SOURCE MATERIAL —
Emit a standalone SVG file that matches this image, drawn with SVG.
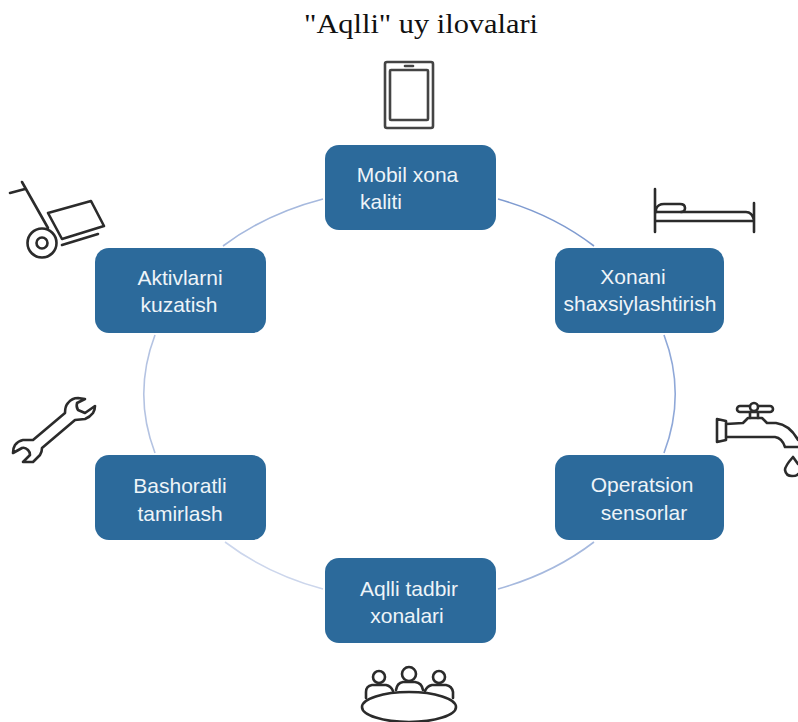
<svg xmlns="http://www.w3.org/2000/svg" width="798" height="722" viewBox="0 0 798 722">
<style>
.n{fill:#2c6a9b;stroke:none}
.t{font-family:"Liberation Sans",Arial,sans-serif;font-size:21px;fill:#eef4f8;text-anchor:middle}
.c{fill:none;stroke-width:1.6}
.i{fill:none;stroke:#2b2b2b;stroke-width:2.6;stroke-linecap:round;stroke-linejoin:round}
.title{font-family:"Liberation Serif","Times New Roman",serif;font-size:27px;fill:#111;text-anchor:middle}
</style>
<rect width="798" height="722" fill="#fff"/>
<text class="title" x="421" y="33" textLength="234" lengthAdjust="spacingAndGlyphs">"Aqlli" uy ilovalari</text>
<g id="connectors">
<path class="c" stroke="#7f9bd0" d="M498 199A265 207 0 0 1 594 246"/>
<path class="c" stroke="#8fa8d8" d="M664 335A265 207 0 0 1 664 453"/>
<path class="c" stroke="#a6b9de" d="M594 542A265 207 0 0 1 498 589"/>
<path class="c" stroke="#ccd6ec" d="M323 589A265 207 0 0 1 225 542"/>
<path class="c" stroke="#b4c3e2" d="M155 453A265 207 0 0 1 155 335"/>
<path class="c" stroke="#a6b9de" d="M223 246A265 207 0 0 1 323 199"/>
</g>
<g id="node-mobil"><rect class="n" x="325" y="145" width="171" height="85" rx="14"/><text class="t" x="407.500" y="182">Mobil xona</text><text class="t" x="381" y="209">kaliti</text></g>
<g id="node-xonani"><rect class="n" x="555" y="248" width="169" height="85" rx="14"/><text class="t" x="633" y="284">Xonani</text><text class="t" x="640" y="311">shaxsiylashtirish</text></g>
<g id="node-operatsion"><rect class="n" x="555" y="455" width="169" height="85" rx="14"/><text class="t" x="642" y="492">Operatsion</text><text class="t" x="644" y="520">sensorlar</text></g>
<g id="node-aqlli"><rect class="n" x="325" y="558" width="171" height="85" rx="14"/><text class="t" x="409" y="596">Aqlli tadbir</text><text class="t" x="407" y="623">xonalari</text></g>
<g id="node-bashoratli"><rect class="n" x="95" y="455" width="171" height="85" rx="14"/><text class="t" x="180" y="493">Bashoratli</text><text class="t" x="180" y="521">tamirlash</text></g>
<g id="node-aktivlarni"><rect class="n" x="95" y="248" width="171" height="85" rx="14"/><text class="t" x="180" y="285">Aktivlarni</text><text class="t" x="179" y="312">kuzatish</text></g>
<g id="icon-phone" class="i" style="stroke:#444">
<rect x="385" y="62" width="48" height="66" rx="2"/>
<rect x="390" y="70" width="38" height="50" rx="1"/>
<path d="M405 66H413"/>
</g>
<g id="icon-bed" class="i">
<path d="M655 189V232M754 203V232M655 221H754M656 212H746Q752 212 754 220"/>
<path d="M656 212V209Q658 204 664 204H680Q685 204 685 208Q685 212 681 212"/>
</g>
<g id="icon-tap" class="i">
<path d="M717 419L726 421V440L717 442ZM726 424L743 423L748 418H762L767 423H776Q790 425 798 440M726 437H775Q782 438 785 447H798"/>
<path d="M750 418V412M758 418V412"/>
<rect x="737" y="406" width="36" height="6" rx="3"/>
<circle cx="754" cy="407" r="4" fill="#fff"/>
<path d="M793 457Q785 466 785 470Q786 476 792 476Q797 476 798 474M793 457L798 464"/>
</g>
<g id="icon-table" class="i">
<ellipse cx="409" cy="707" rx="47" ry="15"/>
<circle cx="379" cy="677" r="6"/><circle cx="409" cy="674" r="7"/><circle cx="439" cy="677" r="6"/>
<path d="M366 698V692Q366 686 372 685H386Q391 686 393 691M425 691Q427 686 432 685H446Q452 686 453 692V698M396 690Q397 683 403 682H415Q422 683 423 690"/>
</g>
<g id="icon-wrench" class="i">
<path d="M65 413Q65 406 68 403Q72 398 78 398L85 399L77 403Q76 407 78 410L85 413L95 406Q95 410 93 413Q90 417 85 419L75 420L42 448Q42 452 40 455L33 462H23L30 455Q30 452 28 450Q25 447 22 448L13 453Q13 448 15 445Q18 441 23 440H33Z"/>
</g>
<g id="icon-cart" class="i">
<path d="M10 193L25 189M22 182L48 228"/>
<circle cx="42" cy="243" r="14.500"/><circle cx="42" cy="243" r="5.500"/>
<path d="M48 213L91 201L104 226L62 239ZM62 245L98 234"/>
</g>
</svg>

THE TASK — Write out the material above once more, exactly as it reads, with no pictures.

COMPLETE OUTPUT —
Emit a standalone SVG file that matches this image, drawn with SVG.
<svg xmlns="http://www.w3.org/2000/svg" width="798" height="722" viewBox="0 0 798 722">
<style>
.n{fill:#2c6a9b;stroke:none}
.t{font-family:"Liberation Sans",Arial,sans-serif;font-size:21px;fill:#eef4f8;text-anchor:middle}
.c{fill:none;stroke-width:1.6}
.i{fill:none;stroke:#2b2b2b;stroke-width:2.6;stroke-linecap:round;stroke-linejoin:round}
.title{font-family:"Liberation Serif","Times New Roman",serif;font-size:27px;fill:#111;text-anchor:middle}
</style>
<rect width="798" height="722" fill="#fff"/>
<text class="title" x="421" y="33" textLength="234" lengthAdjust="spacingAndGlyphs">"Aqlli" uy ilovalari</text>
<g id="connectors">
<path class="c" stroke="#7f9bd0" d="M498 199A265 207 0 0 1 594 246"/>
<path class="c" stroke="#8fa8d8" d="M664 335A265 207 0 0 1 664 453"/>
<path class="c" stroke="#a6b9de" d="M594 542A265 207 0 0 1 498 589"/>
<path class="c" stroke="#ccd6ec" d="M323 589A265 207 0 0 1 225 542"/>
<path class="c" stroke="#b4c3e2" d="M155 453A265 207 0 0 1 155 335"/>
<path class="c" stroke="#a6b9de" d="M223 246A265 207 0 0 1 323 199"/>
</g>
<g id="node-mobil"><rect class="n" x="325" y="145" width="171" height="85" rx="14"/><text class="t" x="407.500" y="182">Mobil xona</text><text class="t" x="381" y="209">kaliti</text></g>
<g id="node-xonani"><rect class="n" x="555" y="248" width="169" height="85" rx="14"/><text class="t" x="633" y="284">Xonani</text><text class="t" x="640" y="311">shaxsiylashtirish</text></g>
<g id="node-operatsion"><rect class="n" x="555" y="455" width="169" height="85" rx="14"/><text class="t" x="642" y="492">Operatsion</text><text class="t" x="644" y="520">sensorlar</text></g>
<g id="node-aqlli"><rect class="n" x="325" y="558" width="171" height="85" rx="14"/><text class="t" x="409" y="596">Aqlli tadbir</text><text class="t" x="407" y="623">xonalari</text></g>
<g id="node-bashoratli"><rect class="n" x="95" y="455" width="171" height="85" rx="14"/><text class="t" x="180" y="493">Bashoratli</text><text class="t" x="180" y="521">tamirlash</text></g>
<g id="node-aktivlarni"><rect class="n" x="95" y="248" width="171" height="85" rx="14"/><text class="t" x="180" y="285">Aktivlarni</text><text class="t" x="179" y="312">kuzatish</text></g>
<g id="icon-phone" class="i" style="stroke:#444">
<rect x="385" y="62" width="48" height="66" rx="2"/>
<rect x="390" y="70" width="38" height="50" rx="1"/>
<path d="M405 66H413"/>
</g>
<g id="icon-bed" class="i">
<path d="M655 189V232M754 203V232M655 221H754M656 212H746Q752 212 754 220"/>
<path d="M656 212V209Q658 204 664 204H680Q685 204 685 208Q685 212 681 212"/>
</g>
<g id="icon-tap" class="i">
<path d="M717 419L726 421V440L717 442ZM726 424L743 423L748 418H762L767 423H776Q790 425 798 440M726 437H775Q782 438 785 447H798"/>
<path d="M750 418V412M758 418V412"/>
<rect x="737" y="406" width="36" height="6" rx="3"/>
<circle cx="754" cy="407" r="4" fill="#fff"/>
<path d="M793 457Q785 466 785 470Q786 476 792 476Q797 476 798 474M793 457L798 464"/>
</g>
<g id="icon-table" class="i">
<ellipse cx="409" cy="707" rx="47" ry="15"/>
<circle cx="379" cy="677" r="6"/><circle cx="409" cy="674" r="7"/><circle cx="439" cy="677" r="6"/>
<path d="M366 698V692Q366 686 372 685H386Q391 686 393 691M425 691Q427 686 432 685H446Q452 686 453 692V698M396 690Q397 683 403 682H415Q422 683 423 690"/>
</g>
<g id="icon-wrench" class="i">
<path d="M65 413Q65 406 68 403Q72 398 78 398L85 399L77 403Q76 407 78 410L85 413L95 406Q95 410 93 413Q90 417 85 419L75 420L42 448Q42 452 40 455L33 462H23L30 455Q30 452 28 450Q25 447 22 448L13 453Q13 448 15 445Q18 441 23 440H33Z"/>
</g>
<g id="icon-cart" class="i">
<path d="M10 193L25 189M22 182L48 228"/>
<circle cx="42" cy="243" r="14.500"/><circle cx="42" cy="243" r="5.500"/>
<path d="M48 213L91 201L104 226L62 239ZM62 245L98 234"/>
</g>
</svg>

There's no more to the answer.